19/10/08

Domingo 5 de Octubre de 2008







No podíamos irnos sin visitar las ruinas de la majestuosa Teotihuacán, unos kilómetros al norte de la ciudad de México. Tomamos el metro hasta la estación del Norte, y desde allí un autobús que nos dejaba, una hora después, en la puerta del parque arqueológico. Ya aparecía la silueta de sus dos pirámides principales al final de los cuatro kilómetros de avenidas, edificios y templos, que las precedían desde el sur. La avenida principal, o de los Muertos, sorprendía por su increíble extensión, más parecida a la de un aeropuerto que a la de una ciudad planeada hace dos mil años.

Los teotihuacanos fueron el pueblo originario y pionero de la cultura mesoamericana; a principios de la era cristiana, la pequeña aldea que ocupaba el valle recibió una avalancha de refugiados provenientes de las áreas desoladas por la erupción de un volcán del valle de México. De pronto era necesaria una estructura organizativa capaz de ordenar una sociedad multicultural, y así surgió y creció la ciudad planificada de Teotihuacán, sumando barrios cuyos habitantes pertenecían a etnias diferentes, y que edificaron en la avenida principal sus edificios administrativos. Se convirtió en un centro de poder y de cultura que irradiaba a miles de kilómetros alrededor, y durante el milenio de esplendor llegaron a crear en ella sus propios barrios culturas tan distantes como las de Oaxaca o del Yucatán. Un sistema de alcantarillado adelantado a su tiempo evacuaba las aguas de la ciudad. Cuando en el siglo IX, tras 9 siglos de Historia y estabilidad, estalla una revuelta interna que llena de cadáveres abandonados sus calles y destruye muchos de sus edificios principales, sus habitantes huyen y regresan a sus regiones de procedencia, llevándose consigo la cultura, las técnicas arquitectónicas, y el culto religioso, entre otras muchas facetas que enriquecieron a los pueblos posteriores, que sin excepción, imitaron a la legendaria Teotihuacán. Así siguió, abandonada y convertida en un lugar sagrado y venerado por los siglos venideros, como referencia para pueblos tales como los toltecas, los mayas o los aztecas, que respetaron y reverenciaron siempre sus viejas piedras.

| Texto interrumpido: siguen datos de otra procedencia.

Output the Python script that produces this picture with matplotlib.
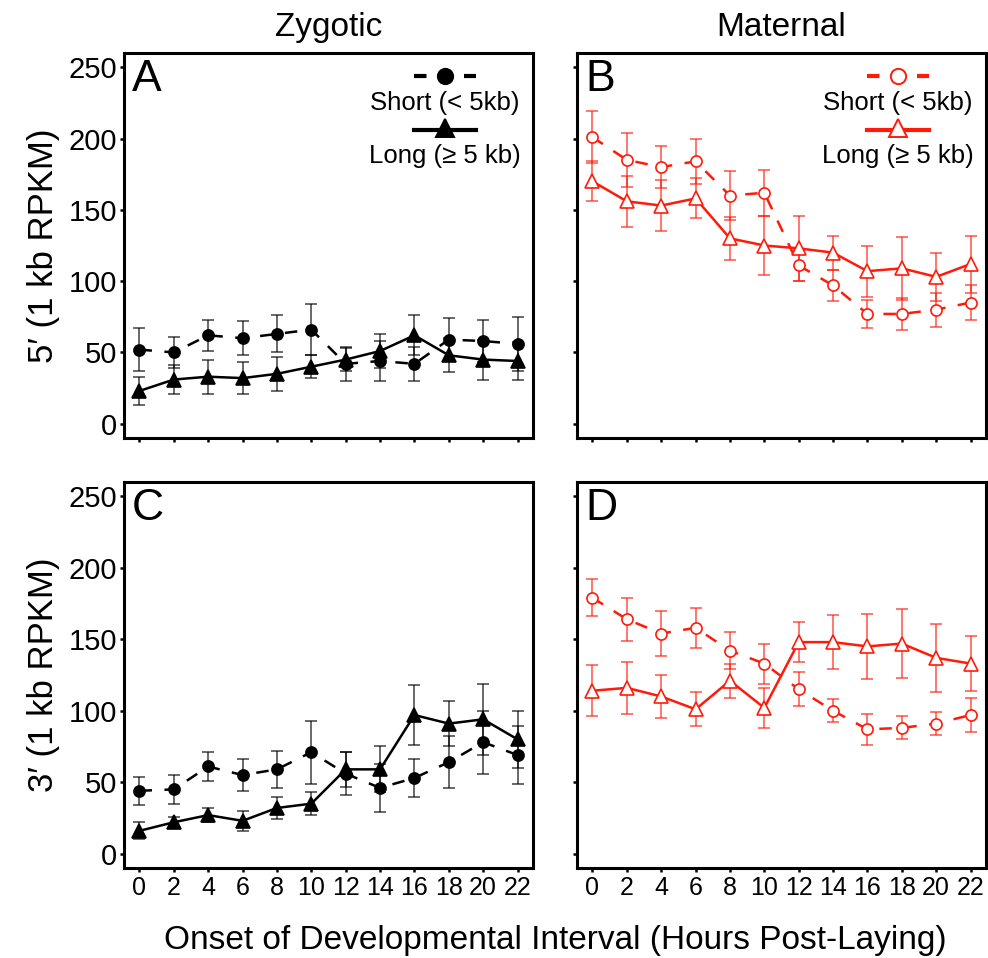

Comenzando desde el sur, fuimos recorriendo los 4 kilómetros de la avenida de los Muertos, un centenar de metros de anchura flanqueado por pirámides menores, plazas ceremoniales, y complejos administrativos correspondientes a cada uno de los linajes que dieron vida a la ciudad. En el extremo norte, recortada contra la enorme montaña que presidía el valle y a la cual evidentemente imitaba, aparecía la majestuosa silueta de la Pirámide de la Luna, más pequeña que la del Sol, pero más impresionante que ésta por situarse al final de la avenida y sin obstáculos que impidieran apreciar su perspectiva. Dejamos a un lado la Pirámide del Sol, reservando su ascenso para el final, y seguimos bajo la dorada luz tamizada de la mañana hacia la Pirámide de la Luna. A sus pies se abría una plaza rectangular adornada de otras pirámides menores, y subiendo la escalinata final ascendimos a la mejor vista de la ciudad. La suave bruma del valle desdibujaba levemente los contornos, y permitía apreciar mejor las distancias y las perspectivas. Sin duda estábamos contemplando una de las maravillas de la Humanidad. La inmensa mole de la Pirámide del Sol aparecía soberbia, alineada con la lejana presencia del Popocatepetl. Allí nos sentamos para disfrutar largo rato de la estampa, según el sol iba disolviendo las brumas para imponerse en el valle arbolado.








El ascenso a la Pirámide del Sol, en realidad dedicada al dios de la Lluvia, era imprescindible para admirar su volumen comparable, aunque menor, al de la pirámide de Keops en Egipto; sin embargo las vistas que ofrecía su cumbre no eran igualables a las que habíamos disfrutado sobre la Pirámide de la Luna. Entre tanto una marea de gente recorría como pequeñas hormigas una ciudad tal vez pensada para dioses.








Después de todo el día pateando la desproporcionada escala de Teotihuacán no nos quedaba fuerza más que para regresar al DF, buscar dónde comer algo, y regresar a la habitación a descansar.